Le ottimistiche previsioni di chi pensava che i venti tunisini non avrebbero mai avuto sbocco su altri paesi arabi vengono oggi sepolte dai disordini che ieri hanno colpito l’Egitto: Cairo, Alessandria, Tanta, Mansoura, Mahalla: al grido di “Mubarak vattene!” la gente è scesa nelle piazze e nelle strade a manifestare un’insoddisfazione ed un disagio di fronte alla sempre più crescente povertà. E anche questa volta si contano i morti: tre tra i dimostranti ed un agente di polizia, i primi uccisi a Suez e il poliziotto nella zona di Giza.
Una situazione scottante che pone in discussione la tranquillità di tutti quei paesi affacciati sul Mediterraneo – Marocco, Algeria, Tunisia, Libia, Egitto, Giordania e Libano – che da circa un mese vedono montare rabbia e protesta per la mancanza di lavoro, per il costo del cibo sempre più elevato, per una ricchezza enorme detenuta da pochissimi individui mentre folle enormi non riescono a sfamarsi e, dulcis in fundo, ai sistemi politici che di “democratico” non hanno neppure la parvenza.
Il 17 dicembre, in Tunisia, si da fuoco Mohamed Bouazizi, di 26 anni. E' il segnale dell'inizio. Il 5 gennaio è l'Algeria a protestare per il carovita e la mancanza di lavoro: negli scontri muoiono in tre e si contano oltre 300 feriti; inoltre, sempre per protestare si danno fuoco otto giovani. Il 7 gennaio la protesta per il rincaro degli alimenti si sposta in Marocco, dove scoppiano anche gravi disordini nelle carceri. Il 14 tocca alla Giordania, con una imponente manifestazione ad Amman dove si reclamano prezzi più bassi per i generi alimentari e migliori condizioni di vita. Il 15 si protesta per la mancanza di case in Libia e il 17 è di scena la Mauritania, dove si contano altre torce umane a Nouakchott. Sempre il 17 è un ristoratore a darsi fuoco in Egitto, dove ieri è esplosa la rivolta. E sempre ieri, questa volta in Libano, è esplosa la protesta popolare contro Hezbollah.
Una rivolta globale, come globale è il mezzo che ha consentito a tantissimi giovani di tutti questi paesi di organizzare le manifestazioni di protesta: il web, questo enorme ed invisibile cordone ombelicale capace di unire terre divise da confini militarizzati e rendere vicini popoli colpiti dagli stessi mali. Ieri le autorità egiziane – ma non solo quelle – hanno interrotto ogni forma di comunicazione on-line nel tentativo di meglio controllare i disordini, ma i risultati di questo tentativo non sono risultati sufficienti.

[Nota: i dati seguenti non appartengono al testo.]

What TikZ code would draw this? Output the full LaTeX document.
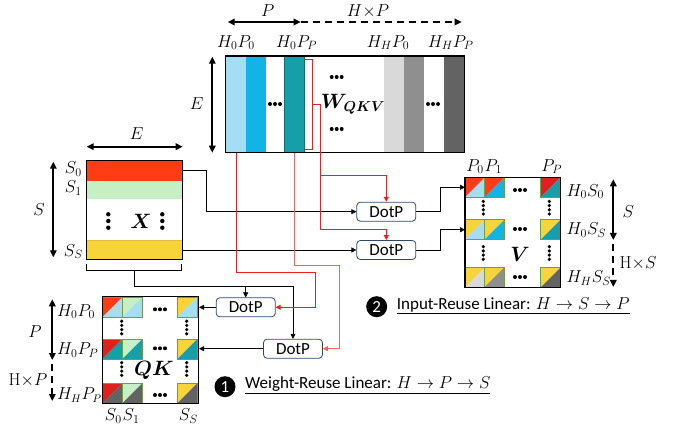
\documentclass[tikz,border=0pt]{standalone}
\usepackage[no-math]{fontspec}
\setmainfont{Carlito}
\usepackage{bm}
\usetikzlibrary{arrows.meta}
\definecolor{lblue}{HTML}{A5DDF2}
\definecolor{cblue}{HTML}{12B4E6}
\definecolor{cteal}{HTML}{169FA8}
\definecolor{lgray}{HTML}{D9D9D9}
\definecolor{mgray}{HTML}{8F8F8F}
\definecolor{dgray}{HTML}{636363}
\definecolor{redA}{HTML}{FF3C14}
\definecolor{redB}{HTML}{E0201C}
\definecolor{lgreen}{HTML}{C6EFC5}
\definecolor{cyellow}{HTML}{F7D53A}
\definecolor{dpborder}{HTML}{2E4A6B}
\definecolor{cellb}{HTML}{6E9E4A}
\definecolor{lred}{HTML}{E82020}
\definecolor{pred}{HTML}{F06464}
\newcommand\mycell[4]{%
  \fill[#3] (#1,#2) -- ++(20,0) -- ++(-20,20) -- cycle;
  \fill[#4] (#1+20,#2) -- ++(0,20) -- ++(-20,0) -- cycle;
  \draw[cellline] (#1,#2) rectangle ++(20,20);}
\begin{document}
\begin{tikzpicture}[x=1pt,y=-1pt,
  font=\fontsize{17}{20}\selectfont,
  lab/.style={inner sep=0pt},
  dotp/.style={draw=dpborder, rounded corners=3.5pt, fill=white, minimum width=59pt, minimum height=19pt, inner sep=0pt, line width=0.8pt},
  conn/.style={line width=0.7pt, -{Triangle[length=5pt,width=5pt]}},
  rconn/.style={conn, draw=lred},
  dimarr/.style={line width=1.8pt, {Triangle[length=7pt,width=6.5pt]}-{Triangle[length=7pt,width=6.5pt]}},
  dasharr/.style={line width=1.8pt, dash pattern=on 7pt off 5pt, -{Triangle[length=7pt,width=6.5pt]}},
  cellline/.style={draw=cellb, line width=0.7pt},
  boxline/.style={draw=black, line width=1.3pt},
  hd/.pic={\fill (-5,0) circle (2pt) (0,0) circle (2pt) (5,0) circle (2pt);},
  vdf/.pic={\fill (0,-6.3) circle (1.8pt) (0,-2.1) circle (1.8pt) (0,2.1) circle (1.8pt) (0,6.3) circle (1.8pt);},
  vdt/.pic={\fill (0,-6.7) circle (2.2pt) (0,0) circle (2.2pt) (0,6.7) circle (2.2pt);}
]
\useasboundingbox (0,0) rectangle (673,433);

% ---------------- W_QKV ----------------
\fill[lblue] (225.7,56) rectangle (245.7,152.7);
\fill[cblue] (245.7,56) rectangle (265.7,152.7);
\fill[cteal] (284.3,56) rectangle (304,152.7);
\draw[cteal!70!black, line width=0.8pt] (284.3,56) rectangle (304,152.7);
\fill[lgray] (384.3,56) rectangle (404,152.7);
\fill[mgray] (404,56) rectangle (424,152.7);
\fill[dgray] (444.3,56) rectangle (464.3,152.7);
\node[boxline, minimum width=238.6pt, minimum height=96.7pt, inner sep=0pt] (W) at (345,104.35) {};
\pic at (275,104) {hd};
\pic at (336.7,77) {hd};
\pic at (336.7,129) {hd};
\pic at (433,104) {hd};
\node[lab, font=\fontsize{21}{24}\selectfont] (Wl) at (353,104) {$\bm{W_{QKV}}$};
\draw[lred, line width=1pt] (305,59.3) -- (312.7,59.3) -- (312.7,150) -- (305,150);
\coordinate (brk) at (312.7,104.3);

\node[lab] (wh1) at (236,42.7) {$H_0P_0$};
\node[lab] (wh2) at (296.7,42.7) {$H_0P_P$};
\node[lab] (wh3) at (388,42.7) {$H_HP_0$};
\node[lab] (wh4) at (450.7,42.7) {$H_HP_P$};
\coordinate (pa1) at (227.7,22);
\coordinate (pa2) at (300.7,22);
\coordinate (pa3) at (461.7,22);
\draw[dimarr] (pa1) -- (pa2);
\draw[dasharr] (pa2) -- (pa3);
\node[lab] (tP) at (267.7,11) {$P$};
\node[lab] (tHP) at (368,11) {$H{\times}P$};
\coordinate (ea1) at (212.3,56.7);
\coordinate (ea2) at (212.3,152.7);
\draw[dimarr] (ea1) -- (ea2);
\node[lab] (tE) at (196.7,104) {$E$};

% ---------------- X ----------------
\fill[redA] (86.7,160.7) rectangle (182.7,180.7);
\fill[lgreen] (86.7,180.7) rectangle (182.7,199.3);
\fill[cyellow] (86.7,240.7) rectangle (182.7,259.3);
\draw[cyellow!70!brown, line width=0.7pt] (86.7,240.7) -- (182.7,240.7);
\node[boxline, minimum width=96pt, minimum height=98.6pt, inner sep=0pt] (X) at (134.7,210) {};
\node[lab, font=\fontsize{21}{24}\selectfont] (Xl) at (141,221.7) {$\bm{X}$};
\pic at (108.3,221) {vdt};
\pic at (162.3,221) {vdt};
\coordinate (xe1) at (86.7,146.7);
\coordinate (xe2) at (182.7,146.7);
\draw[dimarr] (xe1) -- (xe2);
\node[lab] (tE2) at (136.7,134) {$E$};
\coordinate (xs1) at (53.3,161.7);
\coordinate (xs2) at (53.3,257.3);
\draw[dimarr] (xs1) -- (xs2);
\node[lab] (tS) at (39,210) {$S$};
\node[lab] (s0) at (73.3,169.3) {$S_0$};
\node[lab] (s1) at (73.3,188.3) {$S_1$};
\node[lab] (sS) at (73.3,251.7) {$S_S$};
\draw[line width=0.8pt] (86.7,264.3) -- (86.7,270.7) -- (181.7,270.7) -- (181.7,264.3);
\coordinate (xb) at (134.3,270.7);
\coordinate (xr1) at (182.7,170.7);
\coordinate (xr2) at (182.7,250);

% ---------------- DotP ----------------
\node[dotp] (dA) at (386.3,211.7) {DotP};
\node[dotp] (dB) at (386.3,250) {DotP};
\node[dotp] (dC) at (245.7,307.3) {DotP};
\node[dotp] (dD) at (293,348.7) {DotP};

% black connectors
\draw[conn] (xr1) -- (206.7,170.7) |- (dA.west);
\draw[conn] (xr2) -- (dB.west);
\draw[line width=0.7pt] (xb) |- (293,286);
\draw[conn] (293,286) -- (dD.north);
\draw[conn] (dC.north |- xb) ++(0,15.3) -- (dC.north);

% red connectors
\draw[rconn] (236.7,152.7) |- (315.7,272.3) |- (dC.east);
\draw[conn, draw=pred] (294.3,152.7) |- (339,265) |- (dD.east);
\draw[rconn] (brk) -| (320,175.7) -| (dA.north);
\draw[rconn] (320,175.7) -- (320,229) -| (dB.north);

% ---------------- V ----------------
\mycell{465}{177.3}{redA}{lblue}
\mycell{484.3}{177.3}{redA}{cblue}
\mycell{540.7}{177.3}{redB}{cteal}
\mycell{465}{219.7}{cyellow}{lblue}
\mycell{484.3}{219.7}{cyellow}{cblue}
\mycell{540.7}{219.7}{cyellow}{cteal}
\mycell{465}{267.3}{cyellow}{lgray}
\mycell{484.3}{267.3}{cyellow}{mgray}
\mycell{540.7}{267.3}{cyellow}{dgray}
\node[boxline, minimum width=95.7pt, minimum height=110pt, inner sep=0pt] (V) at (512.85,232.3) {};
\pic at (520,190) {hd};
\pic at (520,229) {hd};
\pic at (520,277) {hd};
\pic at (483.3,207.7) {vdf};
\pic at (549.3,207.7) {vdf};
\pic at (483.3,253) {vdf};
\pic at (549.3,253) {vdf};
\node[lab, font=\fontsize{21}{24}\selectfont] (Vl) at (520,254) {$\bm{V}$};
\node[lab] (vp0) at (475,166.7) {$P_0$};
\node[lab] (vp1) at (493.3,166.7) {$P_1$};
\node[lab] (vpp) at (551.7,166.7) {$P_P$};
\node[lab, anchor=west] (vh1) at (566.5,191.7) {$H_0S_0$};
\node[lab, anchor=west] (vh2) at (566.5,230) {$H_0S_S$};
\node[lab, anchor=west] (vh3) at (566.5,278.3) {$H_HS_S$};
\coordinate (vs1) at (613.3,179.3);
\coordinate (vs2) at (613.3,240);
\coordinate (vs3) at (613.3,244);
\coordinate (vs4) at (613.3,287);
\draw[dimarr] (vs1) -- (vs2);
\draw[dasharr] (vs3) -- (vs4);
\node[lab] (tS2) at (628.3,211.7) {$S$};
\node[lab] (tHS) at (638,263.3) {$\mathrm{H}{\times}S$};

\draw[conn] (dA.east) -- (440,211.7) |- (465,187.3);
\draw[conn] (dB.east) -- (440,250) |- (465,229.7);

% ---------------- QK ----------------
\mycell{102.3}{297.3}{redA}{lblue}
\mycell{122.3}{297.3}{lgreen}{lblue}
\mycell{177.3}{297.3}{cyellow}{lblue}
\mycell{102.3}{339}{redB}{cteal}
\mycell{122.3}{339}{lgreen}{cteal}
\mycell{177.3}{339}{cyellow}{cteal}
\mycell{102.3}{383.3}{redB}{dgray}
\mycell{122.3}{383.3}{lgreen}{dgray}
\mycell{177.3}{383.3}{cyellow}{dgray}
\node[draw=black, line width=1.6pt, minimum width=96pt, minimum height=106.6pt, inner sep=0pt] (QK) at (150.3,350) {};
\pic at (160,309.3) {hd};
\pic at (160,348.3) {hd};
\pic at (160,395) {hd};
\pic at (121.7,327.5) {vdf};
\pic at (186.7,327.5) {vdf};
\pic at (121.7,369) {vdf};
\pic at (186.7,369) {vdf};
\node[lab, font=\fontsize{21}{24}\selectfont] (QKl) at (154,370) {$\bm{QK}$};
\node[lab, anchor=west] (qh1) at (57,311.7) {$H_0P_0$};
\node[lab, anchor=west] (qh2) at (57,350) {$H_0P_P$};
\node[lab, anchor=west, font=\fontsize{16}{20}\selectfont] (qh3) at (57,395) {$H_HP_P$};
\node[lab] (qs0) at (113.3,416) {$S_0$};
\node[lab] (qs1) at (131,416) {$S_1$};
\node[lab] (qss) at (188.3,416) {$S_S$};
\coordinate (qp1) at (52.3,299.3);
\coordinate (qp2) at (52.3,360);
\coordinate (qp3) at (52.3,364);
\coordinate (qp4) at (52.3,401);
\draw[dimarr] (qp1) -- (qp2);
\draw[dasharr] (qp3) -- (qp4);
\node[lab] (tP2) at (35,331.7) {$P$};
\node[lab] (tHP2) at (28,380) {$\mathrm{H}{\times}P$};

\draw[conn] (dC.west) -- (QK.east |- dC.west);
\draw[conn] (dD.west) -- (QK.east |- dD.west);

% ---------------- legends ----------------
\node[circle, fill=black, text=white, inner sep=0pt, minimum size=21pt, font=\fontsize{17}{17}\selectfont] (n2) at (376.7,306.7) {2};
\node[lab, anchor=west] (L2) at (396.7,305.5) {\underline{Input-Reuse Linear: $H\rightarrow S\rightarrow P$}};
\node[circle, fill=black, text=white, inner sep=0pt, minimum size=21pt, font=\fontsize{17}{17}\selectfont] (n1) at (225,386.7) {1};
\node[lab, anchor=west] (L1) at (245,385.5) {\underline{Weight-Reuse Linear: $H\rightarrow P\rightarrow S$}};
\end{tikzpicture}
\end{document}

Twitter è il protagonista indiscusso di questo scenario, lo strumento di un passaparola inarrestabile, il mezzo con il quale vengono diffuse le strategie.
E c’è da essere sicuri che la protesta si allargherà: in Egitto pare appena iniziata mentre in Tunisia pare mutare forma e dimensione per assumere le vesti di "cervello pensante organizzativo". E’ infatti quello il paese che sta diventando esempio e simbolo per un territorio vastissimo, dove il 60% degli abitanti ha meno di trent’anni e dove fanatismo religioso, culto della guerra e povertà endemica (solo per il popolino, ovvio) creano una miscela più che esplosiva.
Noi, separati da quelle terre da un intero mare, guardiamo a quei fatti con attenzione non sufficiente, soprattutto noi che facciamo turismo. Questa crisi appena iniziata potrebbe essere il segnale d’inizio di un periodo di mutazione politica, del tentativo di conquistare migliori condizioni politiche ed economiche per tanta gente che oggi patisce. E potrebbe anche rappresentare un momentaneo arresto dei lavori in una delle aree più importanti per le vacanze degli italiani.
Sono pochi, infatti, i tour operator che hanno desistito dall’avviare programmazioni su quel Mar Rosso che pare essere l’unico prodotto capace di far numeri, e c’è da sperare che il malumore per ora espresso sulle strade delle principali città non trovi terreno di coltura nelle località dove la pancia dei governanti è più debole e molle, ovvero quelle deputate al divertimento. Non dobbiamo infatti dimenticare gli insegnamenti della storia: quando la protesta della gente – quella più genuina in quanto proveniente dal basso – tende a scemare, si fa avanti una protesta più politica, individualista e temibile, che è quella del terrorismo.